— START —

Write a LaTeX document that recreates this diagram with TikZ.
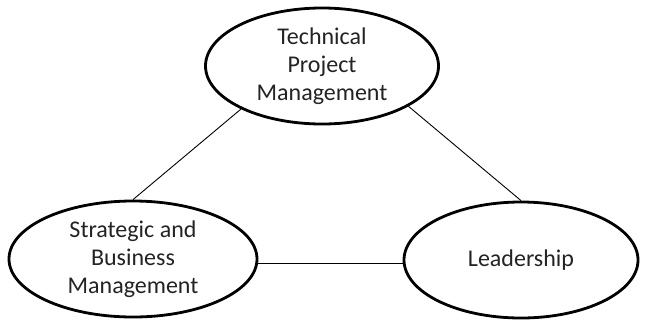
\documentclass[tikz,border=0pt]{standalone}
\usepackage{fontspec}
\setmainfont{Carlito}
\usetikzlibrary{shapes.geometric}
\definecolor{txt}{RGB}{35,35,35}
\tikzset{
  oval/.style={ellipse, draw=black, line width=2.8pt, inner sep=0pt, align=center,
    text=txt, font=\fontsize{24}{28}\selectfont},
  link/.style={draw=black, line width=0.9pt}
}
\begin{document}
\begin{tikzpicture}[x=1pt,y=-1pt]
\useasboundingbox (0,0) rectangle (645,322);
\node[oval, minimum width=233pt, minimum height=116pt] (top) at (322,66) {Technical\\Project\\Management};
\node[oval, minimum width=248pt, minimum height=116pt] (left) at (133,259) {Strategic and\\Business\\Management};
\node[oval, minimum width=234pt, minimum height=116pt] (right) at (521,260) {Leadership};
\coordinate (hl) at (left.-2);
\draw[link] (top.208) -- (left.north);
\draw[link] (top.335) -- (right.north);
\draw[link] (hl) -- (right.west |- hl);
\end{tikzpicture}
\end{document}
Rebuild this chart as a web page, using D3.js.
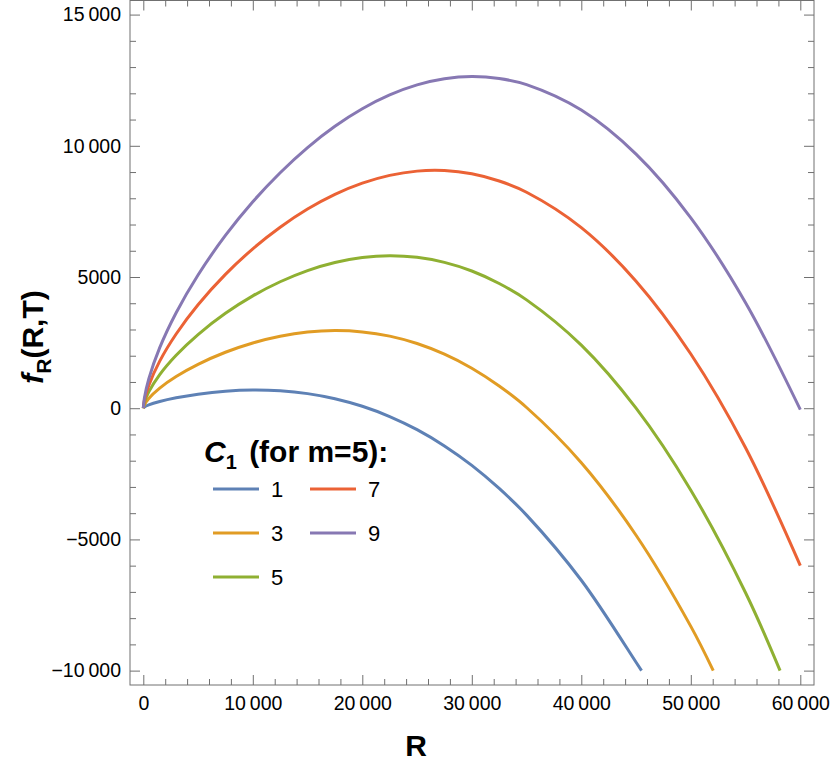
<!DOCTYPE html>
<html>
<head>
<meta charset="utf-8">
<script src="https://cdn.jsdelivr.net/npm/d3@7"></script>
<style>
	body { margin: 0; background: #fff; }
	text { font-family: "Liberation Sans", Arial, sans-serif; }
</style>
</head>
<body>
<script>
var cValues = ["1", "3", "5", "7", "9"];
var colors = ["#5e81b5", "#e19c24", "#8fb032", "#eb6235", "#8778b3"];

var rGrid = [0, 100, 500, 1500, 3000, 5000, 7500, 10000, 12500, 15000, 17500, 20000, 22500, 25000, 27500, 30000, 32500, 35000, 40000, 45000, 50000, 55000, 60000];

var f1 = [0, 43, 124, 255, 397, 536, 648, 692, 663, 556, 362, 73, -317, -818, -1437, -2180, -3059, -4074, -6556, -9681];
var f3 = [0, 129, 373, 768, 1208, 1672, 2132, 2486, 2741, 2901, 2957, 2908, 2747, 2466, 2060, 1525, 846, 27, -2076, -4840, -8313];
var f5 = [0, 215, 621, 1282, 2019, 2808, 3616, 4280, 4819, 5245, 5553, 5743, 5811, 5751, 5558, 5229, 4752, 4128, 2403, 1, -3123, -7032];
var f7 = [0, 300, 869, 1795, 2829, 3943, 5099, 6074, 6897, 7589, 8149, 8577, 8874, 9035, 9056, 8933, 8658, 8229, 6882, 4842, 2067, -1506, -6000];
var f9 = [0, 386, 1118, 2308, 3640, 5078, 6583, 7868, 8975, 9934, 10744, 11412, 11938, 12320, 12553, 12638, 12563, 12330, 11361, 9683, 7256, 4021, -55];

// where the first three curves leave through the bottom
var endR = [45500, 52050, 58150, null, null];
var endF = [-10000, -10000, -10000, null, null];

var xMajor = [0, 10000, 20000, 30000, 40000, 50000, 60000];
var yMajor = [-10000, -5000, 0, 5000, 10000, 15000];

var width = 830, height = 763;
var frame = {left: 130, right: 814, top: 0.5, bottom: 685};

var svg = d3.select("body").append("svg")
	.attr("width", width)
	.attr("height", height);

var x = d3.scaleLinear()
	.domain([-1215, 61250])
	.range([frame.left, frame.right]);

var y = d3.scaleLinear()
	.domain([-10548, 15537])
	.range([frame.bottom, frame.top]);

function fmt(v) {
	var s = String(Math.abs(v));
	if (s.length > 4) s = s.slice(0, -3) + "\u2009" + s.slice(-3);
	return (v < 0 ? "\u2212" : "") + s;
}

var xMinor = d3.range(2000, 61000, 2000).filter(function(v) { return xMajor.indexOf(v) < 0; });
var yMinor = d3.range(-9000, 15500, 1000).filter(function(v) { return yMajor.indexOf(v) < 0; });

var tickColor = "#707070";

function styleAxis(g) {
	g.select(".domain").remove();
	g.selectAll(".tick line").attr("stroke", tickColor).attr("stroke-width", 1);
	g.selectAll(".tick text").attr("fill", "#000").style("font-size", "19.5px").attr("font-family", "Liberation Sans, Arial, sans-serif");
}

// bottom and left, labelled
svg.append("g")
	.attr("transform", "translate(0," + frame.bottom + ")")
	.call(d3.axisBottom(x).tickValues(xMajor).tickSize(-10).tickPadding(11).tickFormat(fmt))
	.call(styleAxis);
svg.append("g")
	.attr("transform", "translate(0," + frame.bottom + ")")
	.call(d3.axisBottom(x).tickValues(xMinor).tickSize(-6).tickFormat(""))
	.call(styleAxis);
svg.append("g")
	.attr("transform", "translate(" + frame.left + ",0)")
	.call(d3.axisLeft(y).tickValues(yMajor).tickSize(-10).tickPadding(9).tickFormat(fmt))
	.call(styleAxis);
svg.append("g")
	.attr("transform", "translate(" + frame.left + ",0)")
	.call(d3.axisLeft(y).tickValues(yMinor).tickSize(-6).tickFormat(""))
	.call(styleAxis);

// top and right, ticks only
svg.append("g")
	.attr("transform", "translate(0," + frame.top + ")")
	.call(d3.axisTop(x).tickValues(xMajor).tickSize(-10).tickFormat(""))
	.call(styleAxis);
svg.append("g")
	.attr("transform", "translate(0," + frame.top + ")")
	.call(d3.axisTop(x).tickValues(xMinor).tickSize(-6).tickFormat(""))
	.call(styleAxis);
svg.append("g")
	.attr("transform", "translate(" + frame.right + ",0)")
	.call(d3.axisRight(y).tickValues(yMajor).tickSize(-10).tickFormat(""))
	.call(styleAxis);
svg.append("g")
	.attr("transform", "translate(" + frame.right + ",0)")
	.call(d3.axisRight(y).tickValues(yMinor).tickSize(-6).tickFormat(""))
	.call(styleAxis);

svg.append("rect")
	.attr("x", frame.left)
	.attr("y", frame.top)
	.attr("width", frame.right - frame.left)
	.attr("height", frame.bottom - frame.top)
	.attr("fill", "none")
	.attr("stroke", tickColor)
	.attr("stroke-width", 1);

// curves
var series = [f1, f3, f5, f7, f9].map(function(vals, i) {
	var pts = vals.map(function(v, j) { return [rGrid[j], v]; });
	if (endR[i] != null) pts.push([endR[i], endF[i]]);
	return pts;
});

var line = d3.line()
	.x(function(d) { return x(d[0]); })
	.y(function(d) { return y(d[1]); })
	.curve(d3.curveCatmullRom.alpha(0.5));

svg.append("g")
	.selectAll("path")
	.data(series)
  .enter().append("path")
	.attr("d", line)
	.attr("fill", "none")
	.attr("stroke", function(d, i) { return colors[i]; })
	.attr("stroke-width", 3);

// axis titles
svg.append("text")
	.attr("x", 416)
	.attr("y", 756)
	.attr("text-anchor", "middle")
	.style("font-size", "30px")
	.style("font-weight", "bold")
	.text("R");

var yt = svg.append("text")
	.attr("transform", "translate(43,337) rotate(-90)")
	.attr("text-anchor", "middle")
	.style("font-size", "30px")
	.style("font-weight", "bold");
yt.append("tspan").style("font-style", "italic").text("f");
yt.append("tspan").attr("dy", 8).style("font-size", "21px").text("R");
yt.append("tspan").attr("dy", -8).text("(R,T)");

// legend
var legend = svg.append("g");
var lt = legend.append("text")
	.attr("x", 204)
	.attr("y", 462)
	.style("font-size", "30px")
	.style("font-weight", "bold");
lt.append("tspan").style("font-style", "italic").text("C");
lt.append("tspan").attr("dy", 7).style("font-size", "20px").text("1");
lt.append("tspan").attr("dy", -7).attr("dx", 4).text(" (for m=5):");

var item = legend.selectAll(".item")
	.data(cValues)
  .enter().append("g")
	.attr("class", "item")
	.attr("transform", function(d, i) {
		return "translate(" + (213 + Math.floor(i / 3) * 97) + "," + (489 + (i % 3) * 44) + ")";
	});

item.append("line")
	.attr("x1", 0)
	.attr("x2", 46)
	.attr("stroke", function(d, i) { return colors[i]; })
	.attr("stroke-width", 3);

item.append("text")
	.attr("x", 58)
	.attr("y", 8)
	.style("font-size", "22px")
	.text(function(d) { return d; });
</script>
</body>
</html>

— END —

Only the lines from the one containing "Rebuild this chart" down to the one containing "50000, 55000, 60000];" should be copied, exactly and with both ends kept. Drop the pictures.

Rebuild this chart as a web page, using D3.js.
<!DOCTYPE html>
<html>
<head>
<meta charset="utf-8">
<script src="https://cdn.jsdelivr.net/npm/d3@7"></script>
<style>
	body { margin: 0; background: #fff; }
	text { font-family: "Liberation Sans", Arial, sans-serif; }
</style>
</head>
<body>
<script>
var cValues = ["1", "3", "5", "7", "9"];
var colors = ["#5e81b5", "#e19c24", "#8fb032", "#eb6235", "#8778b3"];

var rGrid = [0, 100, 500, 1500, 3000, 5000, 7500, 10000, 12500, 15000, 17500, 20000, 22500, 25000, 27500, 30000, 32500, 35000, 40000, 45000, 50000, 55000, 60000];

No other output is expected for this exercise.